▶ _Exercise objective_
All lines in the data bearing the string "with" should be identified and copied.

▶ _Dataset extract_

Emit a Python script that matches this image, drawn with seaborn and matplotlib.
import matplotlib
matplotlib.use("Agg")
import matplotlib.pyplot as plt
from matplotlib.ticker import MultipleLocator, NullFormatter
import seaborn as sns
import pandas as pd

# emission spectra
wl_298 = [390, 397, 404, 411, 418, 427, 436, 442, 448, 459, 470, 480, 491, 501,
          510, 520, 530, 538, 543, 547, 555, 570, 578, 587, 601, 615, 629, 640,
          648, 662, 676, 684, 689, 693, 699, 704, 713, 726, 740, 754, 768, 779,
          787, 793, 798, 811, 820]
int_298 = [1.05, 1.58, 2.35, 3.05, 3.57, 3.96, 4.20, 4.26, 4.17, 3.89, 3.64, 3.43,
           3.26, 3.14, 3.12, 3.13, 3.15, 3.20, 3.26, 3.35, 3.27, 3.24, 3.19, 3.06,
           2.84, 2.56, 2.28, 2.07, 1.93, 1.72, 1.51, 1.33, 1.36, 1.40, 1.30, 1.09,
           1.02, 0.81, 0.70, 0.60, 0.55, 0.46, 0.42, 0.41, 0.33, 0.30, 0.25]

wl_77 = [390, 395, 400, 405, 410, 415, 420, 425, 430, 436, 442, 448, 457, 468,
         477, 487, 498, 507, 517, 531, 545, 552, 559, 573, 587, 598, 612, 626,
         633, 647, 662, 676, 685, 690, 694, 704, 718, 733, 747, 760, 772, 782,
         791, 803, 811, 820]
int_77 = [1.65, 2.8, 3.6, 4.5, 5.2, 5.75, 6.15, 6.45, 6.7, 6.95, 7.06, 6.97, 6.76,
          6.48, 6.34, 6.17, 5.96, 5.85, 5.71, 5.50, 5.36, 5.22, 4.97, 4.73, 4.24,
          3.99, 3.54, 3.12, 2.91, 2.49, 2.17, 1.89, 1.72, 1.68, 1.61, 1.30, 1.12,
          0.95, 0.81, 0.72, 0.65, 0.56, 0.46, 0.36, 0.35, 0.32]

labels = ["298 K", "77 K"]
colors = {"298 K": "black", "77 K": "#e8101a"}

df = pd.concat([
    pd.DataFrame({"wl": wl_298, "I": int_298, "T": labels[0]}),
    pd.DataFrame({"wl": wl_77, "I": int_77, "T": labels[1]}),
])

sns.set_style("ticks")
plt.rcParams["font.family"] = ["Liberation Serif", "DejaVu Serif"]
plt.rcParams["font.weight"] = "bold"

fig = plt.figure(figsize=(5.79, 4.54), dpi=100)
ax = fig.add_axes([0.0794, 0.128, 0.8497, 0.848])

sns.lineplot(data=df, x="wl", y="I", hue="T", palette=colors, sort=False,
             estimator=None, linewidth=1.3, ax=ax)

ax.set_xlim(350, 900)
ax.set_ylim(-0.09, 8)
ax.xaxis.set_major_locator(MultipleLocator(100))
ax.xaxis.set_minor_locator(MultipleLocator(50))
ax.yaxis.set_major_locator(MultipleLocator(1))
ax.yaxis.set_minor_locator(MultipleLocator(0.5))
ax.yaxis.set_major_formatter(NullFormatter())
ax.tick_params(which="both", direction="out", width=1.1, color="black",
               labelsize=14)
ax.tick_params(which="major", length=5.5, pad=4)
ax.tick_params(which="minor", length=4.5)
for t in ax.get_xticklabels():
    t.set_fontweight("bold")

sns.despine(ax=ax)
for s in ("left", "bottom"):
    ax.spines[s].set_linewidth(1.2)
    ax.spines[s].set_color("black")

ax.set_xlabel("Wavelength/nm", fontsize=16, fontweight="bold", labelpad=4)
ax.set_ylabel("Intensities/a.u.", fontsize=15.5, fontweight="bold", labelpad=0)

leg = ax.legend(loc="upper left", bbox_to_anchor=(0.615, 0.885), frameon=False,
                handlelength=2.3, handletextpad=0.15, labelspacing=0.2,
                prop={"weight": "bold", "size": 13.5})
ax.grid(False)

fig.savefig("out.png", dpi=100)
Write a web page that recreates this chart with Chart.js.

▶ _Answer to this problem_
Emit a Python script that matches this image, drawn with seaborn and matplotlib.
Write a web page that recreates this chart with Chart.js.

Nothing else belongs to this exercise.